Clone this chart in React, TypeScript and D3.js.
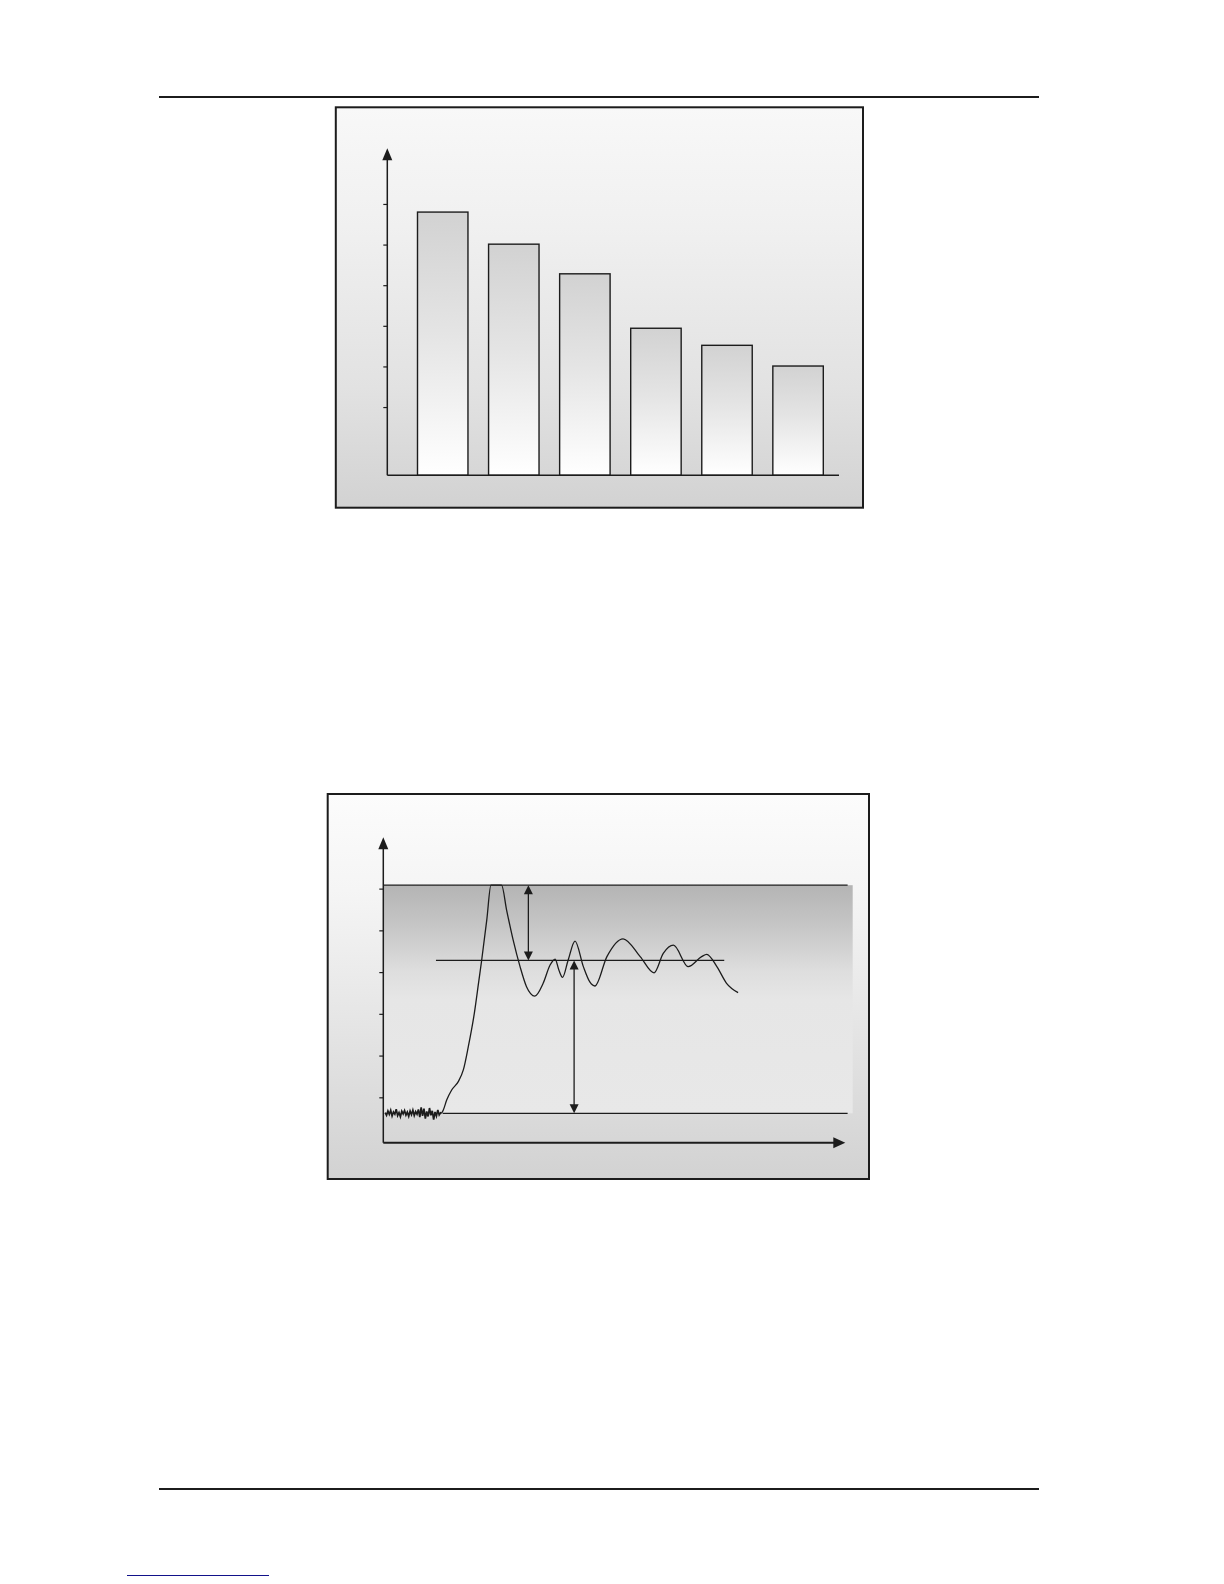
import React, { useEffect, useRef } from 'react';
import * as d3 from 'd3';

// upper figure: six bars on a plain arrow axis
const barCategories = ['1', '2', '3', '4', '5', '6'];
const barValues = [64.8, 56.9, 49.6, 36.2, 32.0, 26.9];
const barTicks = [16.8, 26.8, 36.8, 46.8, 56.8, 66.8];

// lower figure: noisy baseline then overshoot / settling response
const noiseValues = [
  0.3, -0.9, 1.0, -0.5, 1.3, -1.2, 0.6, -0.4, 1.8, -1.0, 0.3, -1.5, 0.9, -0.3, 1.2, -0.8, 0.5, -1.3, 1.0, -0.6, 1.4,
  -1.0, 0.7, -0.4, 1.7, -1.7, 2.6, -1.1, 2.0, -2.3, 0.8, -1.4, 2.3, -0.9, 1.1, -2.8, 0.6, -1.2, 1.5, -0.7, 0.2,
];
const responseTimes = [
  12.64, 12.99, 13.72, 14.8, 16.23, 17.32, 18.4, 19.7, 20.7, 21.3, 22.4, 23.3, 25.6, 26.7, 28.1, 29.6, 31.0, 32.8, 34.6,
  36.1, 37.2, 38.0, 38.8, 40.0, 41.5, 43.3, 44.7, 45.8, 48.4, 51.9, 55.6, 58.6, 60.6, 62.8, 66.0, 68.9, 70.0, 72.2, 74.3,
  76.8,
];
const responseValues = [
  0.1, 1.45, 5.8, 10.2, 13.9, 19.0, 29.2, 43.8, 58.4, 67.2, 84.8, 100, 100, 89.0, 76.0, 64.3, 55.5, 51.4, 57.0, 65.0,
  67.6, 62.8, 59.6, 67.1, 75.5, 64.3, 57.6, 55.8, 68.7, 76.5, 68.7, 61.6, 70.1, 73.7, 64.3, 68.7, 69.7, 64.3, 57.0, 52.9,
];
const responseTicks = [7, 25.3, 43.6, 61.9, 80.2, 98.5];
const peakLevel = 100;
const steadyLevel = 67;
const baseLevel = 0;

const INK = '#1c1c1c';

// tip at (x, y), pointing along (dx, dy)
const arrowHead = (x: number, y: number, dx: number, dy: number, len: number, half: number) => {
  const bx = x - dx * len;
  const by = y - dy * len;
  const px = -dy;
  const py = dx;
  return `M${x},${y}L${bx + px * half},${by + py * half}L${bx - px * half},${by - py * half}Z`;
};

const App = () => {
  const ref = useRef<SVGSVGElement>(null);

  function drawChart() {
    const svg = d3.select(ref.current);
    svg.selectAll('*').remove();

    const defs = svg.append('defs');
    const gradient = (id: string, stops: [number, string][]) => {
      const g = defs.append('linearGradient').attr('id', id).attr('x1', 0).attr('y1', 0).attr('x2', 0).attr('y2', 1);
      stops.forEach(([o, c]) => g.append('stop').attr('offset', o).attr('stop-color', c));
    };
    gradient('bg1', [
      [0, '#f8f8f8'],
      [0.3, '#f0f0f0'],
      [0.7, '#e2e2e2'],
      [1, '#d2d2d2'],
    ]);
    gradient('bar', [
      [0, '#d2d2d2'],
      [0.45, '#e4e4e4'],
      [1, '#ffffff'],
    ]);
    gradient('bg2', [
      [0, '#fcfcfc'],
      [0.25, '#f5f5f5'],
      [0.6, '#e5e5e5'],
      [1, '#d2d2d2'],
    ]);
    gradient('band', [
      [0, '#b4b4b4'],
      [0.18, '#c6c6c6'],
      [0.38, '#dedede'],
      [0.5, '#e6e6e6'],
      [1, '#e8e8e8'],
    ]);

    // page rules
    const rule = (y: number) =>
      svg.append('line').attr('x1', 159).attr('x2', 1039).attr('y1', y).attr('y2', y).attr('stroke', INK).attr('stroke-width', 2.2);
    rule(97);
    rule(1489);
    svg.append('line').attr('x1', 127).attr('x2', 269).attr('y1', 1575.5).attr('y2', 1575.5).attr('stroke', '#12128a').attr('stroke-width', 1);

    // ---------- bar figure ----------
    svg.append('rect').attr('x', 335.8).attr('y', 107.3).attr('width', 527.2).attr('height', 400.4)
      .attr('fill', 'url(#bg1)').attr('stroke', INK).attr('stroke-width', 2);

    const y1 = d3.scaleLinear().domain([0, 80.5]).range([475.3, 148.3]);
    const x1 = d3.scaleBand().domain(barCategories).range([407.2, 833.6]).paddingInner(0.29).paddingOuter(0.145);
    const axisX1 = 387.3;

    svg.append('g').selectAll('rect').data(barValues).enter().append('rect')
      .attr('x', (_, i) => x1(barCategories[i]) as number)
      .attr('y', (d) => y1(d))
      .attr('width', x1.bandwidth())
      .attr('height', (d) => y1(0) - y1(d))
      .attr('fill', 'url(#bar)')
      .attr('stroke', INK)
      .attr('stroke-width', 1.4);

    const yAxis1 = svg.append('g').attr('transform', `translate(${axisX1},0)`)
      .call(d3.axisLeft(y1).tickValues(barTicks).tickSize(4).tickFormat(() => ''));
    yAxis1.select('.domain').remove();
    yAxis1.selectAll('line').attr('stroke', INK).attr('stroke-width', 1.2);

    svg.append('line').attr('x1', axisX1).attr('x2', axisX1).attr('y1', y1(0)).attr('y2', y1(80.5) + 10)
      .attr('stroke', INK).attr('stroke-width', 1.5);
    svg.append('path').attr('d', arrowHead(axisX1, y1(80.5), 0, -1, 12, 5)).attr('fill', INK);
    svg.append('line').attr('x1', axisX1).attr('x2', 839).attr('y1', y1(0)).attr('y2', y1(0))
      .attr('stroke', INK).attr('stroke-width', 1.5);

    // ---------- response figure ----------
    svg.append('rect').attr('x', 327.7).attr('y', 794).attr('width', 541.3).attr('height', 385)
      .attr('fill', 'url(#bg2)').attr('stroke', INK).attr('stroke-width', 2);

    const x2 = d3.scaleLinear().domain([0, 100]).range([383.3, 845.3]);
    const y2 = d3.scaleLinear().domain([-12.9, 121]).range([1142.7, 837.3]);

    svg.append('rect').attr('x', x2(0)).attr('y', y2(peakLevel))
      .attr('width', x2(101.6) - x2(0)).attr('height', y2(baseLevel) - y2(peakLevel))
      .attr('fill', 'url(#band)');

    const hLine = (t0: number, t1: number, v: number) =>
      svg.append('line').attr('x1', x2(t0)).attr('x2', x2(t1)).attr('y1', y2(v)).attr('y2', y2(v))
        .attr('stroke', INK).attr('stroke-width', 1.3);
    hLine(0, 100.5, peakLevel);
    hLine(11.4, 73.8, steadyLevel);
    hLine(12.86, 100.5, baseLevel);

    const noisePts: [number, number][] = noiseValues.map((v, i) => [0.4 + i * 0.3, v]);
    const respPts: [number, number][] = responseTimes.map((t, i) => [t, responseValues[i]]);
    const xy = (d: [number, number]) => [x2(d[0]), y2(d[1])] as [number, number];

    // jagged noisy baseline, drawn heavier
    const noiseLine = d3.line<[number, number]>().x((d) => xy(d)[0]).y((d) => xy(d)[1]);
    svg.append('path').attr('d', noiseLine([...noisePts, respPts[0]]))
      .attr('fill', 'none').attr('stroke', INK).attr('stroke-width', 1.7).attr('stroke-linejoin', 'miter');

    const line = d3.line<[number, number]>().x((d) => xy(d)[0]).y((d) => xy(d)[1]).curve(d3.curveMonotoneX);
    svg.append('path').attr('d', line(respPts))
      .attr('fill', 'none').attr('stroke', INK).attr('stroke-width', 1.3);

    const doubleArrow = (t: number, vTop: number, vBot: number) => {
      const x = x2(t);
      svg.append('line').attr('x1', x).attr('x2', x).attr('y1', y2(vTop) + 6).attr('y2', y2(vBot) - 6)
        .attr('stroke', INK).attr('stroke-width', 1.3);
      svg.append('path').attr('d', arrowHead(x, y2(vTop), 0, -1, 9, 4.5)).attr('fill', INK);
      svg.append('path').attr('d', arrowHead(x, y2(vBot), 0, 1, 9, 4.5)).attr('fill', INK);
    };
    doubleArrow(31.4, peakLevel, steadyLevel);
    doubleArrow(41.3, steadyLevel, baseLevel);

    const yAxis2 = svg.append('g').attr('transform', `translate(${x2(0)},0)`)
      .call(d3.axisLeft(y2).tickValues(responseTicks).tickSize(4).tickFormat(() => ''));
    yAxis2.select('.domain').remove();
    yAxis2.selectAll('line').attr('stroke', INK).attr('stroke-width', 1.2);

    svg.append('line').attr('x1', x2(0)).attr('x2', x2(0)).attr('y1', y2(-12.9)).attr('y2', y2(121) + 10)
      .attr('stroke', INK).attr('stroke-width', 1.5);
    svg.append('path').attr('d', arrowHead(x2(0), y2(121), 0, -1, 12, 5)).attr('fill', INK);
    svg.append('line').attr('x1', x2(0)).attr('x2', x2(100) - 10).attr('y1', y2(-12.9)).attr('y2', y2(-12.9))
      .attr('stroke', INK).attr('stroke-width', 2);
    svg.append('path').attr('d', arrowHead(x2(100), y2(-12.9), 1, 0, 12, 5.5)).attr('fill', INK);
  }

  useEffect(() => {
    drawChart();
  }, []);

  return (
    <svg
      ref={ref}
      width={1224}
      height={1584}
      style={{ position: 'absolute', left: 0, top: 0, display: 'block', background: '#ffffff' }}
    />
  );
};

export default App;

_Objective_.
Every line from the top of the material above through the line with "svg.selectAll('*').remove();" should be duplicated exactly, please; leave out the pictures.

_Solution to the exercise_.
Clone this chart in React, TypeScript and D3.js.
import React, { useEffect, useRef } from 'react';
import * as d3 from 'd3';

// upper figure: six bars on a plain arrow axis
const barCategories = ['1', '2', '3', '4', '5', '6'];
const barValues = [64.8, 56.9, 49.6, 36.2, 32.0, 26.9];
const barTicks = [16.8, 26.8, 36.8, 46.8, 56.8, 66.8];

// lower figure: noisy baseline then overshoot / settling response
const noiseValues = [
  0.3, -0.9, 1.0, -0.5, 1.3, -1.2, 0.6, -0.4, 1.8, -1.0, 0.3, -1.5, 0.9, -0.3, 1.2, -0.8, 0.5, -1.3, 1.0, -0.6, 1.4,
  -1.0, 0.7, -0.4, 1.7, -1.7, 2.6, -1.1, 2.0, -2.3, 0.8, -1.4, 2.3, -0.9, 1.1, -2.8, 0.6, -1.2, 1.5, -0.7, 0.2,
];
const responseTimes = [
  12.64, 12.99, 13.72, 14.8, 16.23, 17.32, 18.4, 19.7, 20.7, 21.3, 22.4, 23.3, 25.6, 26.7, 28.1, 29.6, 31.0, 32.8, 34.6,
  36.1, 37.2, 38.0, 38.8, 40.0, 41.5, 43.3, 44.7, 45.8, 48.4, 51.9, 55.6, 58.6, 60.6, 62.8, 66.0, 68.9, 70.0, 72.2, 74.3,
  76.8,
];
const responseValues = [
  0.1, 1.45, 5.8, 10.2, 13.9, 19.0, 29.2, 43.8, 58.4, 67.2, 84.8, 100, 100, 89.0, 76.0, 64.3, 55.5, 51.4, 57.0, 65.0,
  67.6, 62.8, 59.6, 67.1, 75.5, 64.3, 57.6, 55.8, 68.7, 76.5, 68.7, 61.6, 70.1, 73.7, 64.3, 68.7, 69.7, 64.3, 57.0, 52.9,
];
const responseTicks = [7, 25.3, 43.6, 61.9, 80.2, 98.5];
const peakLevel = 100;
const steadyLevel = 67;
const baseLevel = 0;

const INK = '#1c1c1c';

// tip at (x, y), pointing along (dx, dy)
const arrowHead = (x: number, y: number, dx: number, dy: number, len: number, half: number) => {
  const bx = x - dx * len;
  const by = y - dy * len;
  const px = -dy;
  const py = dx;
  return `M${x},${y}L${bx + px * half},${by + py * half}L${bx - px * half},${by - py * half}Z`;
};

const App = () => {
  const ref = useRef<SVGSVGElement>(null);

  function drawChart() {
    const svg = d3.select(ref.current);
    svg.selectAll('*').remove();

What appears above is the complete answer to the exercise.